-- start --

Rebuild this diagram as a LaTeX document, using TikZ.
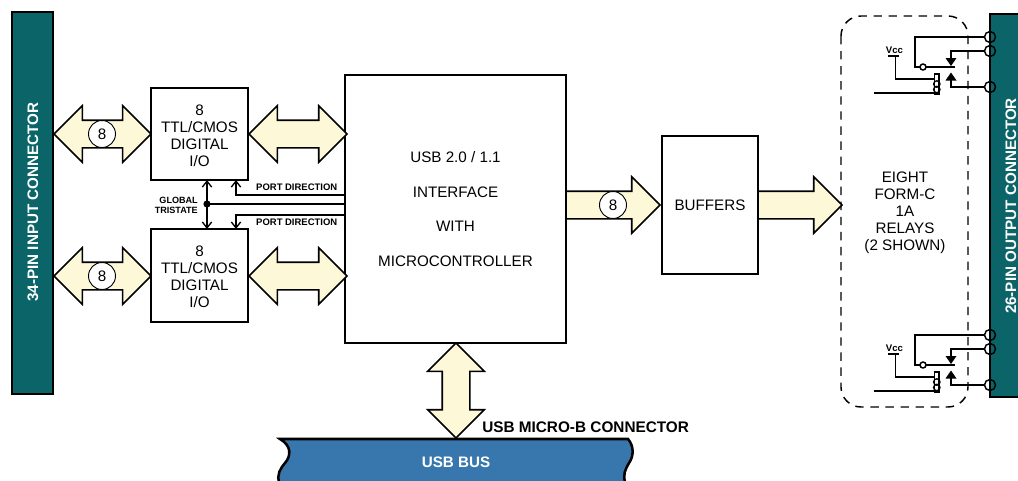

-- end --
-- start --

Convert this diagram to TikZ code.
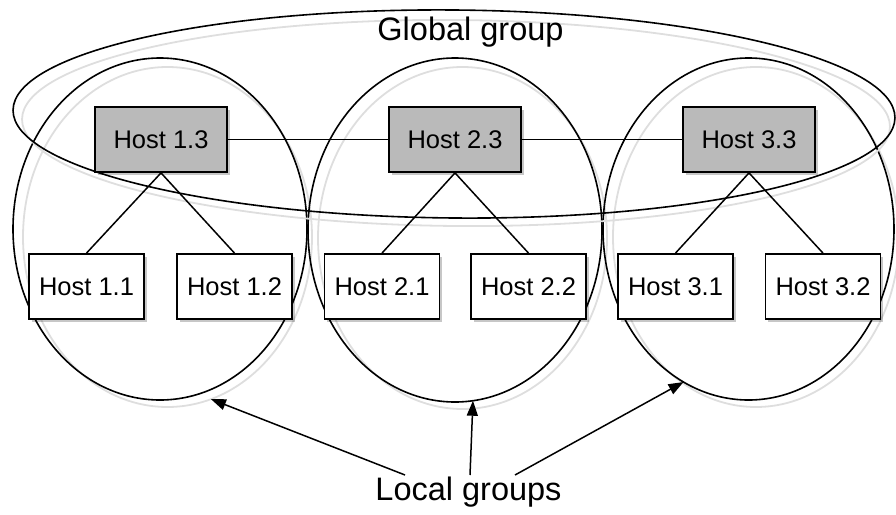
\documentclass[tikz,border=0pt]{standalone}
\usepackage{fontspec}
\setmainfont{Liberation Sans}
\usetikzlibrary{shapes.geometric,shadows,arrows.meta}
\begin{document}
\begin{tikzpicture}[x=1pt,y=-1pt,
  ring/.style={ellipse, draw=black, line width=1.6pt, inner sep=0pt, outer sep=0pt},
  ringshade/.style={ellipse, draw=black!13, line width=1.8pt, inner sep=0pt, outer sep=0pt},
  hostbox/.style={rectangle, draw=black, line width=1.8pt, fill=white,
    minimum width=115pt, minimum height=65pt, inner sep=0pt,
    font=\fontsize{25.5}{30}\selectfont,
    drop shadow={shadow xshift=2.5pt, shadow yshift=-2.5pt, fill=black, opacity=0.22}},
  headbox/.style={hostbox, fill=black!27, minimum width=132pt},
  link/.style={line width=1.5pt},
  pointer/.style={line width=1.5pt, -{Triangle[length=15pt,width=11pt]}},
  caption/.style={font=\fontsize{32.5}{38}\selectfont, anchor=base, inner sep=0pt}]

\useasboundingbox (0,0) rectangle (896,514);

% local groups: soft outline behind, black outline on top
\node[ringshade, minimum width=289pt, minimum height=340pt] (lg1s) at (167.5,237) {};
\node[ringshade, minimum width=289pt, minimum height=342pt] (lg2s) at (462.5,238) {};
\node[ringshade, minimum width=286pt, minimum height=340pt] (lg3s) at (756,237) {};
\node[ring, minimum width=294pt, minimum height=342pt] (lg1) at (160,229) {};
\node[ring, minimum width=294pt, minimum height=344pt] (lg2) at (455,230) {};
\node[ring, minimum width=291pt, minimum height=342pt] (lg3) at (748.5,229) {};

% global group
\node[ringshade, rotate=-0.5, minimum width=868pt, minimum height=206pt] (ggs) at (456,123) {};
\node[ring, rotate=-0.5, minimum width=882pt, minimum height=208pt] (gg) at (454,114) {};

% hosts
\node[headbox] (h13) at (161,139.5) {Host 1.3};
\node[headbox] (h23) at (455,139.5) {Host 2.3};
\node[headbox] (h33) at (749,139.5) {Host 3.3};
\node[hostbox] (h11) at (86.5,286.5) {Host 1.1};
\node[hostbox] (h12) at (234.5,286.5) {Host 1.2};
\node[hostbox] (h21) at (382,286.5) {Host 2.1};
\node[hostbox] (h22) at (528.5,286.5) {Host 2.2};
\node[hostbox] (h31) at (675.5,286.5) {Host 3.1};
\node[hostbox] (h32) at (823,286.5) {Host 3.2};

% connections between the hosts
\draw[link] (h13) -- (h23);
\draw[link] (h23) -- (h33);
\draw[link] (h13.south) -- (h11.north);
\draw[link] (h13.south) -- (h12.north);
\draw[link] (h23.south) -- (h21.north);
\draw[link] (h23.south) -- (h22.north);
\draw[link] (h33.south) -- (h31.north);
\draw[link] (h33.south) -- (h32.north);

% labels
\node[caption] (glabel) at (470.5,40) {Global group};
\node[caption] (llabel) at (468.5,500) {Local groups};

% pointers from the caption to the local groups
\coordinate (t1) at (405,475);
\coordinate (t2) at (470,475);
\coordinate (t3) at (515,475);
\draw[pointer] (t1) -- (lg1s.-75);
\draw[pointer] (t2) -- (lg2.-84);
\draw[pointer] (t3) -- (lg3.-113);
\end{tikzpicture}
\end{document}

-- end --
-- start --

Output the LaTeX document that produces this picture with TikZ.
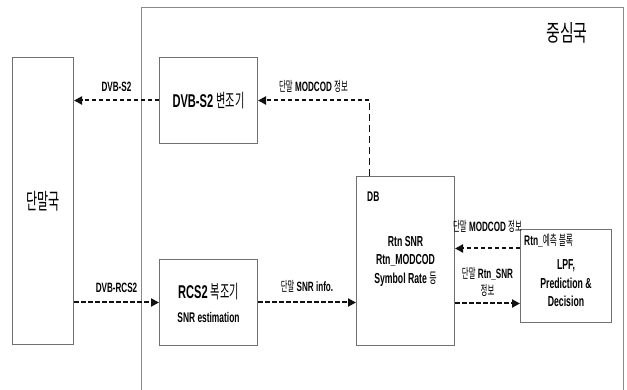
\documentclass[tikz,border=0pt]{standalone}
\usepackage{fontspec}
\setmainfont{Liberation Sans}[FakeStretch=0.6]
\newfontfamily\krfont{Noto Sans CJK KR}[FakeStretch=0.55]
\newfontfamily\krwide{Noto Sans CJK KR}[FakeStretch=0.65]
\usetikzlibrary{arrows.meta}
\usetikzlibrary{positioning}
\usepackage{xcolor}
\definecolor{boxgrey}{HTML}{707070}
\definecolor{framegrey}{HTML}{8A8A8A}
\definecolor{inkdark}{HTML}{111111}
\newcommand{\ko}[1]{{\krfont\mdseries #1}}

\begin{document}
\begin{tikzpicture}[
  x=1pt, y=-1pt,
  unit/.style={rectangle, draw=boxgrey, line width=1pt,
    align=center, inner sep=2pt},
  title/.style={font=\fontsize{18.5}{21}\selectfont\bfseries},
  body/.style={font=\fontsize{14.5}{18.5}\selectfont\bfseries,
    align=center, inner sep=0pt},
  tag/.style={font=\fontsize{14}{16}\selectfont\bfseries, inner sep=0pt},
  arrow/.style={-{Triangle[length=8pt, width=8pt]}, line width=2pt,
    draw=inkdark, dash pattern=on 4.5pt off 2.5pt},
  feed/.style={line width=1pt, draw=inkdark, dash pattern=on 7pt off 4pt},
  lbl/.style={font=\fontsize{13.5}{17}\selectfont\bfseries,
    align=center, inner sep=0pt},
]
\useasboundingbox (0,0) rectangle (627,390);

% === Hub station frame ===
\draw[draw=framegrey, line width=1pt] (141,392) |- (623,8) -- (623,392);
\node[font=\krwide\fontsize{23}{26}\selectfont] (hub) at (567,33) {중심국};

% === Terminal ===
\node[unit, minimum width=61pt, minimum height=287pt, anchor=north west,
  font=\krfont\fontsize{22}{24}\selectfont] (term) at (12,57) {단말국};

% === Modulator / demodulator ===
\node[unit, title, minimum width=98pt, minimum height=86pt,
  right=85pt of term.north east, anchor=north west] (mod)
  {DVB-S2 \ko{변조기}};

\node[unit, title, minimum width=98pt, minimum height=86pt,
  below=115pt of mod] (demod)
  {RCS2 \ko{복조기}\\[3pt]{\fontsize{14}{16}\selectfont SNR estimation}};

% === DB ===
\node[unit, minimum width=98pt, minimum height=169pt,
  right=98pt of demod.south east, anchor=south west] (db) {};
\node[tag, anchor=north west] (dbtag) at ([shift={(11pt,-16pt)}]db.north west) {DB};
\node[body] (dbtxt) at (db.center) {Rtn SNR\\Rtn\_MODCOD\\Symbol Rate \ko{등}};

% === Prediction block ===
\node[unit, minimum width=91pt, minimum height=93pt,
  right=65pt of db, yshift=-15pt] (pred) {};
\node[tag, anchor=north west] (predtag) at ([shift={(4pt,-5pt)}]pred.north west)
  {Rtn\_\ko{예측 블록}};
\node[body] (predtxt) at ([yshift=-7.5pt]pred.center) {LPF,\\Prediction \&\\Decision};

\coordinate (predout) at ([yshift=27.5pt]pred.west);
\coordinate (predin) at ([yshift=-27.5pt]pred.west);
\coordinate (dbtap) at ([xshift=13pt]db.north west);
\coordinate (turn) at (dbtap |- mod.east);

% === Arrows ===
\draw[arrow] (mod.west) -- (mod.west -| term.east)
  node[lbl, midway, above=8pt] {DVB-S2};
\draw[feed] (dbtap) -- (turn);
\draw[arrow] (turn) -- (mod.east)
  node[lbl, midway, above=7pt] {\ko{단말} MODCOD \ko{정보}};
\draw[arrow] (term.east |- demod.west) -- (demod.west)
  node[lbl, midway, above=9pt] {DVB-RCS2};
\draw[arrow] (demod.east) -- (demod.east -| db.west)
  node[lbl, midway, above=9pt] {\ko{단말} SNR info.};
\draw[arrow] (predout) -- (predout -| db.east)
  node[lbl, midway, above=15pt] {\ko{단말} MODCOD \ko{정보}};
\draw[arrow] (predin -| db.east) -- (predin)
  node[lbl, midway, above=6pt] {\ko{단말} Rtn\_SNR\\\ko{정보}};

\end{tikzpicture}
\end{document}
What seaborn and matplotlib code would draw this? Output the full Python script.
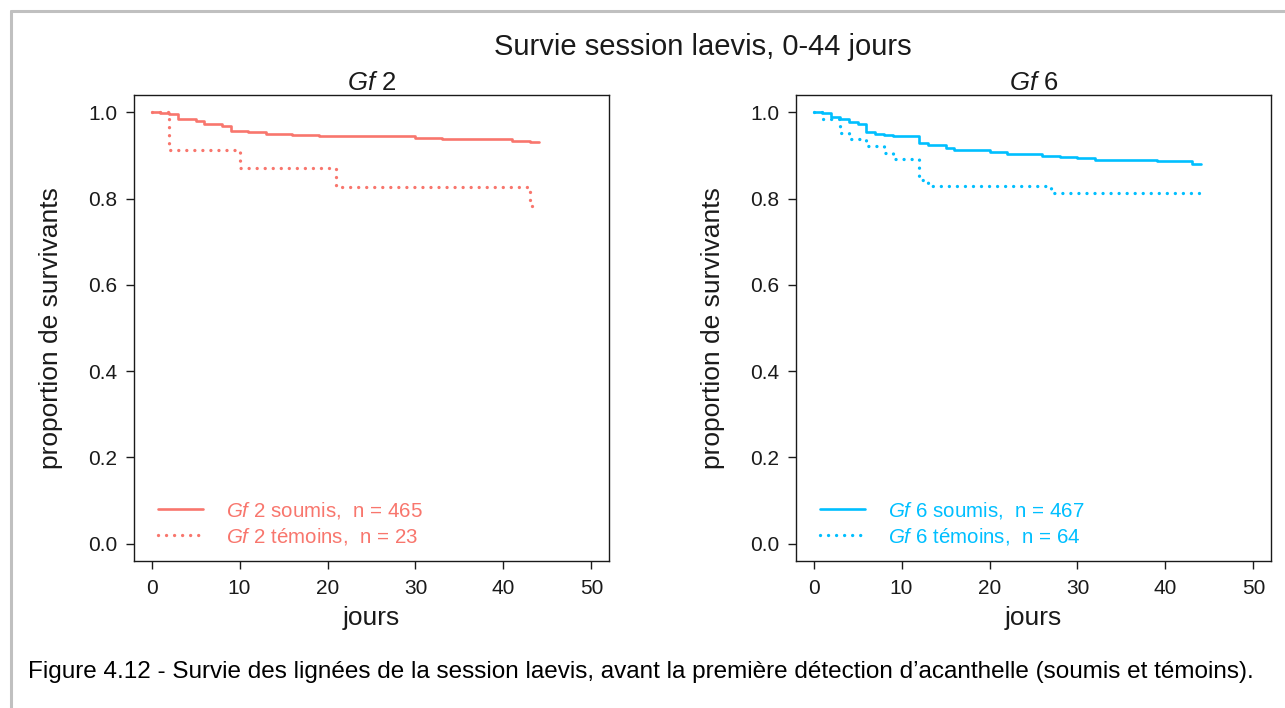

-- end --

**WORK REQUIRED:**
Return the number of lines that include the word "Output", and nothing else.

**TASK ANSWER:**
2